RECORDED INFORMATION
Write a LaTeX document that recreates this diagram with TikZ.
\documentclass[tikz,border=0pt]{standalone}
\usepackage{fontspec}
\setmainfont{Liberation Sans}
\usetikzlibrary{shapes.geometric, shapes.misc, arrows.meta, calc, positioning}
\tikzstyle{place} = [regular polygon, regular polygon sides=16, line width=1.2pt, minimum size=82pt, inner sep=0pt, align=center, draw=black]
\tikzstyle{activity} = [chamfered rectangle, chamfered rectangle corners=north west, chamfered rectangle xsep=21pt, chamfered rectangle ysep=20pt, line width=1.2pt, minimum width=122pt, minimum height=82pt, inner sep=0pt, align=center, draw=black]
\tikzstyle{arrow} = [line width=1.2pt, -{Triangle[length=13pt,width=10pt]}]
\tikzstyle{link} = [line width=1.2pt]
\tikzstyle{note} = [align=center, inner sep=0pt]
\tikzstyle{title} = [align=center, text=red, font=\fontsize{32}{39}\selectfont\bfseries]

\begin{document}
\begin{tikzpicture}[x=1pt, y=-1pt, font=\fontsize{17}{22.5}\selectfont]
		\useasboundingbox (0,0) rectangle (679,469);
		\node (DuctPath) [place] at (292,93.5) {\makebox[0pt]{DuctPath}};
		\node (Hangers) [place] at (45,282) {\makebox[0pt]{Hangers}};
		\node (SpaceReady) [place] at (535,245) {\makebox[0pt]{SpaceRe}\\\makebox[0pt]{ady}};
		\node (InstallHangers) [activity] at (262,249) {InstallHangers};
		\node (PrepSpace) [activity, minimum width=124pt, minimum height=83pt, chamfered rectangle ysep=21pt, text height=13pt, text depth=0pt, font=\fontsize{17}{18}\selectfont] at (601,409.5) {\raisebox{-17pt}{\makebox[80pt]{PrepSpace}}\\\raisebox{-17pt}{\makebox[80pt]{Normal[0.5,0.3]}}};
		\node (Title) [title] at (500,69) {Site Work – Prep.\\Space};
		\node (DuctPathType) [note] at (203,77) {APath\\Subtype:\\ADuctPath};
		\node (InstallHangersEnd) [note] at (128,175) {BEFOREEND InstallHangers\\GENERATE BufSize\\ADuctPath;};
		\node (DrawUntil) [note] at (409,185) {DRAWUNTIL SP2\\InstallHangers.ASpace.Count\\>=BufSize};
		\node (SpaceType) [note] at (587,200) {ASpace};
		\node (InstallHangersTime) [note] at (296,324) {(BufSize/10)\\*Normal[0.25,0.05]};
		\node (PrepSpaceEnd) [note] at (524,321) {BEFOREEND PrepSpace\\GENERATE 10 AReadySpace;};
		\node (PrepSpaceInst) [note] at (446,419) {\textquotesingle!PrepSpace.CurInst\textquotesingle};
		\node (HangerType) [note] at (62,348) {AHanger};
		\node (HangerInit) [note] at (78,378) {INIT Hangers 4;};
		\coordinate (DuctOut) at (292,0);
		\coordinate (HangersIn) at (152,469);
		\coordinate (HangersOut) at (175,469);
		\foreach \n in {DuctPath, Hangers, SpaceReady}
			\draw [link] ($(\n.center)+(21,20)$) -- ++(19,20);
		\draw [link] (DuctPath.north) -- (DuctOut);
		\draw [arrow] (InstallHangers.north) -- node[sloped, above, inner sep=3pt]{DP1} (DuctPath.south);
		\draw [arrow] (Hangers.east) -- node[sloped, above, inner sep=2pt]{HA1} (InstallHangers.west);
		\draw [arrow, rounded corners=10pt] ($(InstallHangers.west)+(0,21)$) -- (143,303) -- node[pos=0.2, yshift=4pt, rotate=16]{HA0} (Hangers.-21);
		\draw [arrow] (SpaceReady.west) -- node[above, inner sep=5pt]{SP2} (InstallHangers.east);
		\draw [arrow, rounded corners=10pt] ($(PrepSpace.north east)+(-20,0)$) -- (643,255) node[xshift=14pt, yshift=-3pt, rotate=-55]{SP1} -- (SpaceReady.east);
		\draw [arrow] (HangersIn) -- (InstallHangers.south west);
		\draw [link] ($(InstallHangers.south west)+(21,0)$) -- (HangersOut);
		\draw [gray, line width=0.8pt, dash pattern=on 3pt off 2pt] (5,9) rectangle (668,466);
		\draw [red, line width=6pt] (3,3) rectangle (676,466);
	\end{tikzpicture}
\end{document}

* * *

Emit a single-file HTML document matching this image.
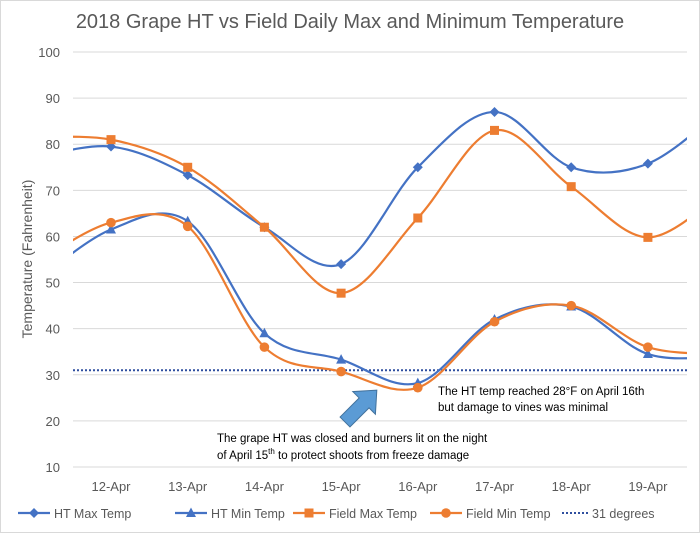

WHAT IS EXPECTED
Go through the preceding material and copy each line that has the word "this".

WRITTEN ANSWER
Write a LaTeX document that recreates this diagram with TikZ.
Emit a single-file HTML document matching this image.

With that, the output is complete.